What do you call a parrot wearing a raincoat?

Polyunsaturated! (sorry, it had to be done at some point!)

I went out for dinner last night and then had pancakes this morning, so I’m feeling like I need to eat a little more healthily over the next few days, which got me thinking about fats.

Fats are actually a type of ester. As every high-school chemistry knows esters are “sweet smelling compounds that give fruits their characteristic odours”. Esters are also the product of a reaction between an alcohol and a carboxylic acid. Fats are a special type of ester that are made from the reaction of an alcohol called glycerol with long-chain carboxylic acids.

There are three types of fats that we often see in the nutritional information on food labels:

  1. Saturated
  2. Unsaturated
  3. Trans

Saturated means that every carbon atom in chains is surrounded by 4 single bonds. This means that the chains are very straight and can very easily stack together, meaning that saturated fats are higher density and more likely to be solid than unsaturated fats. This can clog your arteries and so on, which is why saturated fats are bad for you!

Unsaturated fats have one or more double bonds along the chain. These can be either ‘cis’ or ‘trans’. ‘Cis’ double bonds mean that the chain will bend back on itself, creating kinks in the chain and making it harder for the chains to easily stack together, meaning they are more likely to be liquid.

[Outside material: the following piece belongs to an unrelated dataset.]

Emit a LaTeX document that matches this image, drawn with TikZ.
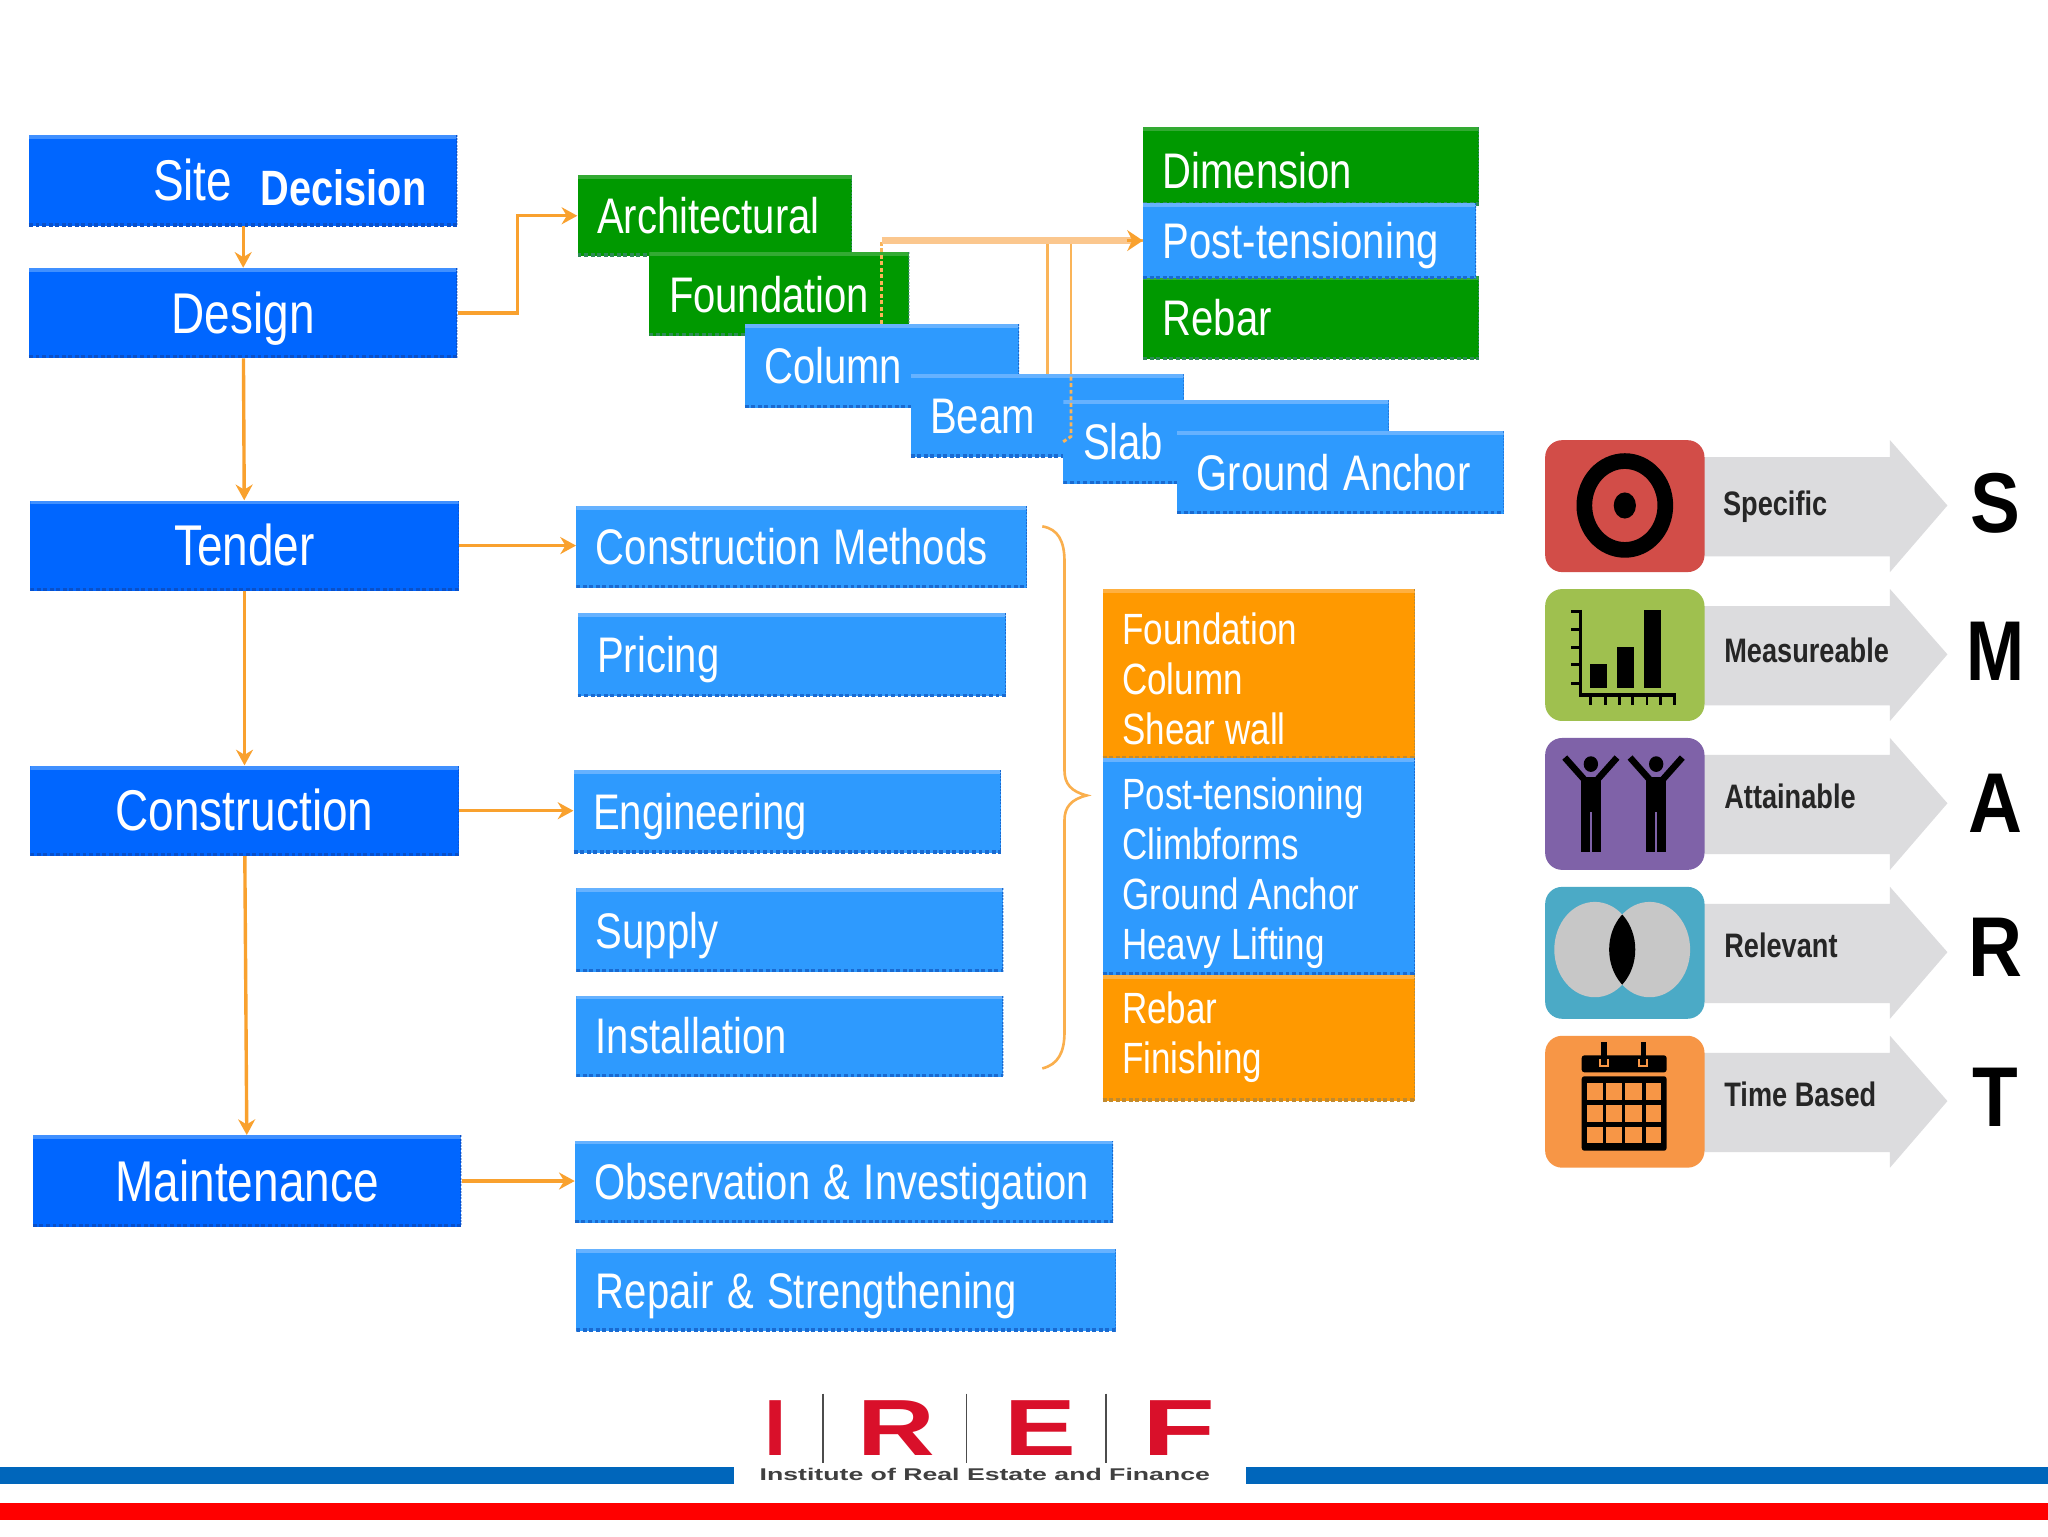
\documentclass[tikz,border=0pt]{standalone}
\usepackage{fontspec}
\setmainfont[FakeStretch=0.8]{Liberation Sans}
\newfontfamily\plainsans{Liberation Sans}
\newcommand{\boxgap}{\hspace{10.3pt}}
\usetikzlibrary{arrows.meta}
\definecolor{mainblue}{HTML}{0066FF}
\definecolor{mainlight}{HTML}{4090FF}
\definecolor{maindark}{HTML}{0A50C8}
\definecolor{subblue}{HTML}{2E9AFE}
\definecolor{sublight}{HTML}{66B2FF}
\definecolor{subdark}{HTML}{1A6AD0}
\definecolor{green1}{HTML}{009900}
\definecolor{greenlight}{HTML}{33AA33}
\definecolor{greendark}{HTML}{2E8B57}
\definecolor{orange1}{HTML}{FF9900}
\definecolor{orangelight}{HTML}{FFB040}
\definecolor{orangedark}{HTML}{C08A30}
\definecolor{conn}{HTML}{F9A12E}
\definecolor{connlight}{HTML}{FBC78E}
\definecolor{arrowgrey}{HTML}{DCDCDE}
\definecolor{iconred}{HTML}{D24D48}
\definecolor{icongreen}{HTML}{9FC04F}
\definecolor{iconpurple}{HTML}{7F62A8}
\definecolor{iconteal}{HTML}{4BAAC6}
\definecolor{iconorange}{HTML}{F79646}
\definecolor{logored}{HTML}{D9102A}
\definecolor{barblue}{HTML}{0066BB}
\tikzset{
  rect/.style n args={4}{anchor=north west, at={(#1,#2)},
    minimum width={(#3-#1)*1pt}, minimum height={(#4-#2)*1pt}},
  tone/.style n args={3}{fill=#1, path picture={
    \fill[#2] (path picture bounding box.north west) rectangle ([yshift=-3pt]path picture bounding box.north east);
    \draw[#3, line width=2.5pt, densely dashed] ([yshift=1pt]path picture bounding box.south west) -- ([yshift=1pt]path picture bounding box.south east);
    \draw[#3, line width=1.5pt, densely dotted] (path picture bounding box.north east) -- (path picture bounding box.south east);
  }},
  stage/.style={tone={mainblue}{mainlight}{maindark}, text=white, inner sep=0pt, align=center,
    font=\fontsize{44}{50}\selectfont, text height=31pt, text depth=0pt},
  subtext/.style={text=white, inner ysep=0pt, inner xsep=15pt, align=left,
    font=\fontsize{38.3}{46}\selectfont, text height=27.5pt, text depth=0pt},
  subblue box/.style={tone={subblue}{sublight}{subdark}, subtext},
  subgreen box/.style={tone={green1}{greenlight}{greendark}, subtext},
  panel blue/.style={tone={subblue}{sublight}{subdark}},
  panel orange/.style={tone={orange1}{orangelight}{orangedark}},
  listtext/.style={text=white, anchor=west, inner sep=0pt, align=left,
    font=\fontsize{33.5}{38.4}\selectfont},
  flow/.style={draw=conn, line width=2.6pt, -{Stealth[length=12pt,width=13pt]}},
  thinflow/.style={draw=conn!80!white, line width=2.2pt},
  icon/.style={rounded corners=13pt},
  shaft/.style={fill=arrowgrey},
  smartlabel/.style={anchor=west, inner sep=0pt, text=black!85,
    font=\fontsize{26}{30}\selectfont\bfseries, text height=18pt, text depth=0pt},
  smartletter/.style={inner sep=0pt, text=black, font=\fontsize{65}{70}\selectfont\bfseries\plainsans},
  logoletter/.style={inner sep=0pt, text=logored, font=\fontsize{61}{65}\selectfont\bfseries\plainsans},
  logorule/.style={draw=black!70, line width=1.4pt}
}
\begin{document}
\begin{tikzpicture}[x=1pt,y=-1pt]
\useasboundingbox (0,0) rectangle (1568,1176);
\fill[white] (0,0) rectangle (1568,1176);

% stages
\node[stage, rect={22}{103}{350}{173}] (site) {};
\node[text=white, inner sep=0pt, font=\fontsize{44}{50}\selectfont] (sitetext) at (147.5,138) {Site};
\node[text=white, inner sep=0pt, font=\fontsize{38}{46}\selectfont\bfseries] (decision) at (263,144) {Decision};
\node[stage, rect={22}{205}{350}{274}] (design) {Design};
\node[stage, rect={23}{383}{351}{452}] (tender) {Tender};
\node[stage, rect={23}{586}{351}{655}] (construction) {Construction};
\node[stage, rect={25}{869}{353}{939}] (maintenance) {Maintenance};

% design cascade
\node[subgreen box, rect={442}{134}{652}{196}, text width=180pt] (arch) {Architectural};
\node[subgreen box, rect={497}{193}{696}{257}, text width=169pt] (found) {Foundation};
\node[subblue box, rect={570}{248}{780}{312}, text width=180pt] (column) {Column};
\node[subblue box, rect={697}{286}{906}{350}, text width=179pt] (beam) {Beam};
\node[subblue box, rect={814}{306}{1063}{370}, text width=219pt] (slab) {Slab};
\node[subblue box, rect={901}{330}{1151}{393}, text width=220pt] (anchorbox) {Ground\boxgap Anchor};

% top right stack
\node[subgreen box, rect={875}{97}{1132}{157}, text width=227pt] (dim) {\raisebox{-3pt}{Dimension}};
\node[subgreen box, rect={875}{211}{1132}{275}, text width=227pt] (rebar) {Rebar};
\node[subblue box, rect={875}{155}{1130}{213}, text width=225pt] (post) {Post-tensioning};

% tender etc
\node[subblue box, rect={441}{387}{786}{450}, text width=315pt] (methods) {Construction\boxgap Methods};
\node[subblue box, rect={442}{469}{770}{533}, text width=298pt] (pricing) {Pricing};
\node[subblue box, rect={439}{589}{766}{653}, text width=297pt] (engineering) {Engineering};
\node[subblue box, rect={441}{680}{768}{744}, text width=297pt] (supply) {Supply};
\node[subblue box, rect={441}{762}{768}{824}, text width=297pt] (install) {Installation};
\node[subblue box, rect={440}{873}{852}{936}, text width=382pt] (observe) {\mbox{Observation\boxgap \&\boxgap Investigation}};
\node[subblue box, rect={441}{956}{854}{1019}, text width=383pt] (repair) {\mbox{Repair\boxgap \&\boxgap Strengthening}};

% list panels
\node[panel orange, rect={844}{451}{1083}{581}] (listone) {};
\node[panel blue, rect={844}{580}{1083}{746}] (listtwo) {};
\node[panel orange, rect={844}{746}{1083}{843}] (listthree) {};
\node[listtext] (listonet) at (859,520) {Foundation\\Column\\Shear wall};
\node[listtext] (listtwot) at (859,668.5) {Post-tensioning\\Climbforms\\Ground Anchor\\Heavy Lifting};
\node[listtext] (listthreet) at (859,794) {Rebar\\Finishing};

% connectors
\draw[flow] (site) -- (design);
\draw[flow] (design) -- (tender);
\draw[flow] (tender) -- (construction);
\draw[flow] (construction) -- (maintenance);
\draw[flow] (design.east) -- ++(46,0) |- (arch.west);
\draw[flow] (tender.east) -- (tender.east -| methods.west);
\draw[flow] (construction.east) -- (construction.east -| engineering.west);
\draw[flow] (maintenance.east) -- (maintenance.east -| observe.west);
\draw[thinflow, densely dashed] (column.north) -- (column.north |- post.west);
\draw[thinflow] (beam.north) |- (post.west);
\coordinate (slabbend) at ([xshift=6pt,yshift=4pt]slab.west);
\draw[thinflow, densely dashed] (slab.west) -- (slabbend) -- (slabbend |- beam.north);
\draw[thinflow] (slabbend |- beam.north) |- (post.west);
\draw[draw=connlight, line width=5pt] (column.north |- post.west) -- ([xshift=-8pt]post.west);
\draw[draw=conn, line width=2pt, -{Stealth[length=12pt,width=16pt]}] ([xshift=-12pt]post.west) -- (post.west);

% brace
\draw[draw=conn!85!white, line width=2pt] (798,403) .. controls (810,405) and (815,414) .. (815,430)
  -- (815,590) .. controls (815,600) and (820,606) .. (832,609)
  .. controls (820,612) and (815,618) .. (815,628) -- (815,790)
  .. controls (815,806) and (810,815) .. (798,818);

% SMART arrows
\foreach \t in {337,451,565,679,793}{
  \fill[shaft] (1300,\t+13) -- (1447,\t+13) -- (1447,\t) -- (1491,\t+50) -- (1447,\t+101) -- (1447,\t+89) -- (1300,\t+89) -- cycle;
}
% icons
\fill[iconred, icon] (1183,337) rectangle (1305,438);
\fill[icongreen, icon] (1183,451) rectangle (1305,552);
\fill[iconpurple, icon] (1183,565) rectangle (1305,666);
\fill[iconteal, icon] (1183,679) rectangle (1305,780);
\fill[iconorange, icon] (1183,793) rectangle (1305,894);

% target
\draw[black, line width=12pt] (1244,387) ellipse [x radius=31pt, y radius=34pt];
\fill[black] (1244,387) ellipse [x radius=8.5pt, y radius=10pt];

% chart
\draw[black, line width=2.6pt] (1210,467) -- (1210,532) -- (1283,532);
\foreach \y in {468,482,496,509,523} \draw[black, line width=2.2pt] (1203,\y) -- (1210,\y);
\foreach \x in {1218,1229,1240,1250,1261,1271,1282} \draw[black, line width=2.2pt] (\x,532) -- (\x,540);
\fill[black] (1217,508) rectangle (1230,527);
\fill[black] (1238,495) rectangle (1251,527);
\fill[black] (1259,467) rectangle (1272,527);

% people
\foreach \x in {1218,1268}{
  \fill[black] (\x,585) ellipse [x radius=5.5pt, y radius=6pt];
  \draw[black, line width=5pt, line join=round] (\x-20,580) -- (\x-4,598);
  \draw[black, line width=5pt, line join=round] (\x+20,580) -- (\x+4,598);
  \fill[black] (\x-7.5,595) rectangle (\x+7.5,652);
  \draw[iconpurple, line width=1.6pt] (\x,622) -- (\x,652);
}

% venn
\fill[black!22] (1221,727) ellipse [x radius=31pt, y radius=36.5pt];
\fill[black!22] (1263,727) ellipse [x radius=31pt, y radius=36.5pt];
\begin{scope}
  \clip (1221,727) ellipse [x radius=31pt, y radius=36.5pt];
  \fill[black] (1263,727) ellipse [x radius=31pt, y radius=36.5pt];
\end{scope}

% calendar
\fill[black, rounded corners=2pt] (1211,808) rectangle (1276,821);
\fill[black, rounded corners=2pt] (1211,824) rectangle (1276,881);
\foreach \x in {1228,1258} {
  \draw[black, line width=4pt] (\x,798) -- (\x,812);
  \draw[iconorange, line width=1.2pt] (\x-3,811) -- (\x-3,816) -- (\x+3,816) -- (\x+3,811);
}
\foreach \xa/\xb in {1215/1227,1229.5/1241.5,1244.5/1257,1260/1272}
  \foreach \ya/\yb in {829.5/842,846/859,863/875}
    \fill[iconorange] (\xa,\ya) rectangle (\xb,\yb);

% SMART text
\node[smartlabel] (lspec) at (1319,386) {Specific};
\node[smartlabel] (lmeas) at (1320,498) {Measureable};
\node[smartlabel] (latt) at (1320,610) {Attainable};
\node[smartlabel] (lrel) at (1320,724) {Relevant};
\node[smartlabel] (ltime) at (1320,838) {Time Based};
\node[smartletter] (ls) at (1528,385) {\scalebox{.88}[1]{S}};
\node[smartletter] (lm) at (1528,499) {\scalebox{.82}[1]{M}};
\node[smartletter] (la) at (1528,615) {\scalebox{.88}[1]{A}};
\node[smartletter] (lr) at (1528,725) {\scalebox{.88}[1]{R}};
\node[smartletter] (lt) at (1528,840) {\scalebox{.88}[1]{T}};

% footer
\fill[barblue] (0,1123) rectangle (562,1136);
\fill[barblue] (954,1123) rectangle (1568,1136);
\fill[red] (0,1151) rectangle (1568,1164);
\node[logoletter] (logoi) at (593.5,1093) {I};
\node[logoletter] (logor) at (686,1093) {\scalebox{1.35}[1]{R}};
\node[logoletter] (logoe) at (796.5,1093) {\scalebox{1.35}[1]{E}};
\node[logoletter] (logof) at (902.5,1093) {\scalebox{1.5}[1]{F}};
\draw[logorule] (630,1067) -- (630,1120);
\draw[logorule] (740,1067) -- (740,1120);
\draw[logorule] (847,1067) -- (847,1120);
\node[inner sep=0pt, text=black!75, font=\fontsize{13}{15}\selectfont\plainsans\bfseries] (logotext) at (754,1129) {\scalebox{1.57}[1]{Institute of Real Estate and Finance}};
\end{tikzpicture}
\end{document}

Mono- and poly-unsaturated refer to how many double bonds there are: mono meaning one and poly meaning many.

Trans fats are a different story. Instead of bending back on themselves and creating a big bend in the chain of the molecule, trans fats are a little bit sneaky. They arrange the double bond in such a way that the chain still remains almost perfectly straight, like saturated fats. Trans fats are basically very sneaky saturated fats in disguise.

Saturated, (cis) Unsaturated and Trans fat (Images from Wikimedia commons)

Saturated, (cis) Unsaturated and Trans fat
(Images from Wikimedia commons)

Is it just me, or does the cis-unsaturated fat look like a caterpillar? 😛

Anyway, now you know a little bit more about the fats that we commonly consume, you can make the informed decision to choose the caterpillar rather than the weird-looking centipede (saturated fats) and definitely shy away from the lazy caterpillar (trans fats). But what is your favourite unhealthy that you enjoy eating, even though it’s really bad for you? I’d definitely have to say strawberry pancakes, because that’s what I had for breakfast and they were AMAZING! Leave a gluttonous comment below 🙂

If it starts raining, then this parrot will be “poly-very-saturated”!